Judge Neely asks U.S. Supreme Court to reverse Wyoming court censure

Judge Ruth Neely — under fire since 2014 for expressing her faith-based beliefs on marriage — has petitioned the U.S. Supreme Court to overturn the Wyoming Supreme Court’s censure earlier this year, which has driven her from a magistrate judge position but allows her to remain a municipal judge. (flySnow/Thinkstock)

By Roger Drinnon (roger.drinnon@lcms.org)

Neely

Judge Ruth Neely — under fire since 2014 for expressing her faith-based beliefs on marriage — has petitioned the U.S. Supreme Court to overturn the Wyoming Supreme Court’s censure earlier this year, which has driven her from a magistrate judge position albeit allowing her to remain a municipal judge.

Neely is a member of Our Savior Lutheran Church, a Lutheran Church—Missouri Synod congregation in Pinedale, Wyo. She is represented by Alliance Defending Freedom (ADF), a nonprofit legal organization that advocates for the rights of people to live freely according to their faith.

“This case presents an important free-exercise question,” states the petition ADF attorneys filed with the high court Aug. 4 in Neely v. Wyoming Commission on Judicial Conduct and Ethics. “Although the state has a system of individualized exemptions that permits magistrates to decline marriages for nearly any secular reason, the Wyoming Supreme Court held that Judge Neely could not refer same-sex-marriage requests (if she ever received any) to other magistrates for the religious reason she expressed.”

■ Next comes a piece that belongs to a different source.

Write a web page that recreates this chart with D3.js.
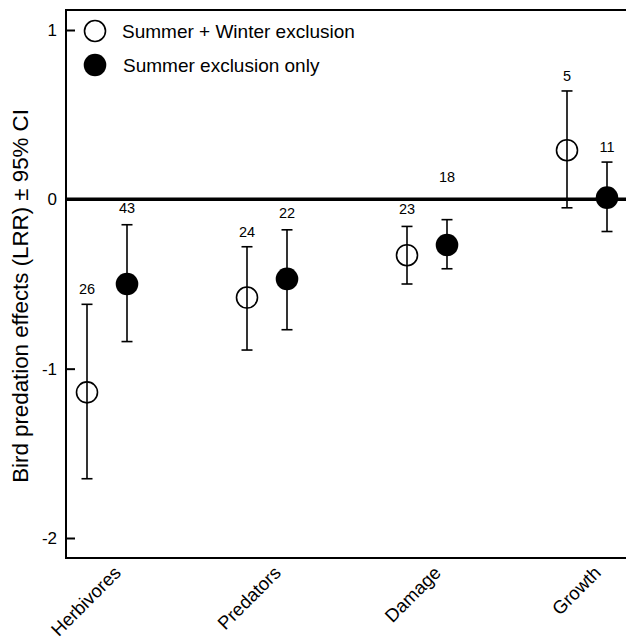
<!DOCTYPE html>
<html>
<head>
<meta charset="utf-8">
<script src="https://cdn.jsdelivr.net/npm/d3@7"></script>
<style>
  body { margin: 0; background: #fff; }
  svg { display: block; font-family: Arial, "Liberation Sans", sans-serif; }
</style>
</head>
<body>
<svg width="626" height="642"></svg>
<script>
// categories + the two exclusion treatments
const categories = ['Herbivores', 'Predators', 'Damage', 'Growth'];
const seriesNames = ['Summer + Winter exclusion', 'Summer exclusion only'];

// summer + winter (open circles)
const bothMean = [-1.14, -0.58, -0.33, 0.29];
const bothLow = [-1.65, -0.89, -0.50, -0.05];
const bothHigh = [-0.62, -0.28, -0.16, 0.64];
const bothN = [26, 24, 23, 5];
const bothNAt = [-0.53, -0.19, -0.06, 0.73]; // where the n label sits (LRR units)

// summer only (filled circles)
const summerMean = [-0.50, -0.47, -0.27, 0.01];
const summerLow = [-0.84, -0.77, -0.41, -0.19];
const summerHigh = [-0.15, -0.18, -0.12, 0.22];
const summerN = [43, 22, 18, 11];
const summerNAt = [-0.05, -0.08, 0.13, 0.31];

const yTicks = [1, 0, -1, -2];

const axisX = 66, plotTop = 10, plotBottom = 558, plotRight = 640;

const yScale = d3.scaleLinear().domain([1, -2]).range([30, 538]);
const xScale = d3.scalePoint().domain(categories).range([107, 587]);
const offset = d3.scalePoint().domain(seriesNames).range([-20, 20]);

const svg = d3.select('svg');

// build rows from the arrays
const rows = [];
categories.forEach((c, i) => {
    rows.push({cat: c, series: seriesNames[0], mean: bothMean[i], lo: bothLow[i], hi: bothHigh[i], n: bothN[i], nAt: bothNAt[i], filled: false});
    rows.push({cat: c, series: seriesNames[1], mean: summerMean[i], lo: summerLow[i], hi: summerHigh[i], n: summerN[i], nAt: summerNAt[i], filled: true});
});

// frame: top line, left axis, bottom axis
svg.append('line').attr('x1', axisX).attr('x2', plotRight).attr('y1', plotTop).attr('y2', plotTop)
    .attr('stroke', '#000').attr('stroke-width', 2);
svg.append('line').attr('x1', axisX).attr('x2', axisX).attr('y1', plotTop - 1).attr('y2', plotBottom + 1)
    .attr('stroke', '#000').attr('stroke-width', 2);
svg.append('line').attr('x1', axisX - 1).attr('x2', plotRight).attr('y1', plotBottom).attr('y2', plotBottom)
    .attr('stroke', '#000').attr('stroke-width', 2);

// zero line
svg.append('line').attr('x1', axisX).attr('x2', plotRight)
    .attr('y1', yScale(0)).attr('y2', yScale(0))
    .attr('stroke', '#000').attr('stroke-width', 3.5);

// y axis, ticks pointing inward, plain hyphen for minus
const yAxis = svg.append('g')
    .attr('transform', `translate(${axisX},0)`)
    .call(d3.axisLeft(yScale).tickValues(yTicks).tickSizeInner(-9).tickSizeOuter(0).tickPadding(9).tickFormat(d => String(d)));
yAxis.select('.domain').remove();
yAxis.selectAll('line').attr('stroke-width', 2);
yAxis.selectAll('text').attr('font-size', 17).attr('font-family', 'Arial, "Liberation Sans", sans-serif').attr('fill', '#000');

// y title
svg.append('text')
    .attr('transform', `translate(28,296) rotate(-90)`)
    .attr('text-anchor', 'middle')
    .attr('font-size', 22.3)
    .text('Bird predation effects (LRR) \u00b1 95% CI');

// category labels
svg.selectAll('.cat')
    .data(categories)
    .enter()
    .append('text')
    .classed('cat', true)
    .attr('transform', d => `translate(${xScale(d) + 15},${plotBottom + 16}) rotate(-45)`)
    .attr('text-anchor', 'end')
    .attr('font-size', 18.5)
    .text(d => d);

// error bars
const bars = svg.selectAll('.err')
    .data(rows)
    .enter()
    .append('g')
    .classed('err', true)
    .attr('transform', d => `translate(${xScale(d.cat) + offset(d.series)},0)`);

bars.append('line')
    .attr('y1', d => yScale(d.lo)).attr('y2', d => yScale(d.hi))
    .attr('stroke', '#000').attr('stroke-width', 1.6);
bars.append('line')
    .attr('x1', -5.5).attr('x2', 5.5)
    .attr('y1', d => yScale(d.lo)).attr('y2', d => yScale(d.lo))
    .attr('stroke', '#000').attr('stroke-width', 1.6);
bars.append('line')
    .attr('x1', -5.5).attr('x2', 5.5)
    .attr('y1', d => yScale(d.hi)).attr('y2', d => yScale(d.hi))
    .attr('stroke', '#000').attr('stroke-width', 1.6);
bars.append('circle')
    .attr('cy', d => yScale(d.mean))
    .attr('r', d => d.filled ? 11.3 : 10.5)
    .attr('fill', d => d.filled ? '#000' : 'none')
    .attr('stroke', '#000')
    .attr('stroke-width', d => d.filled ? 0 : 1.6);
bars.append('text')
    .attr('y', d => yScale(d.nAt) + 5)
    .attr('text-anchor', 'middle')
    .attr('font-size', 14.5)
    .text(d => d.n);

// legend
const legend = svg.selectAll('.leg')
    .data(seriesNames)
    .enter()
    .append('g')
    .classed('leg', true)
    .attr('transform', (d, i) => `translate(95,${31 + i * 34})`);
legend.append('circle')
    .attr('r', (d, i) => i ? 11.3 : 10.5)
    .attr('fill', (d, i) => i ? '#000' : 'none')
    .attr('stroke', '#000')
    .attr('stroke-width', (d, i) => i ? 0 : 1.6);
legend.append('text')
    .attr('x', (d, i) => i ? 28 : 27)
    .attr('y', 7)
    .attr('font-size', 19)
    .text(d => d);
</script>
</body>
</html>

The petition adds that Neely’s case “also raises a significant free-speech issue. Judges who have authority to solemnize marriages should not be punished simply for expressing a religious conflict with officiating same-sex weddings … Punishing people of faith for merely expressing those beliefs conflicts with our nation’s constitutional commitment to free speech.”

Last year, the Synod joined an amicus brief in defense of Neely.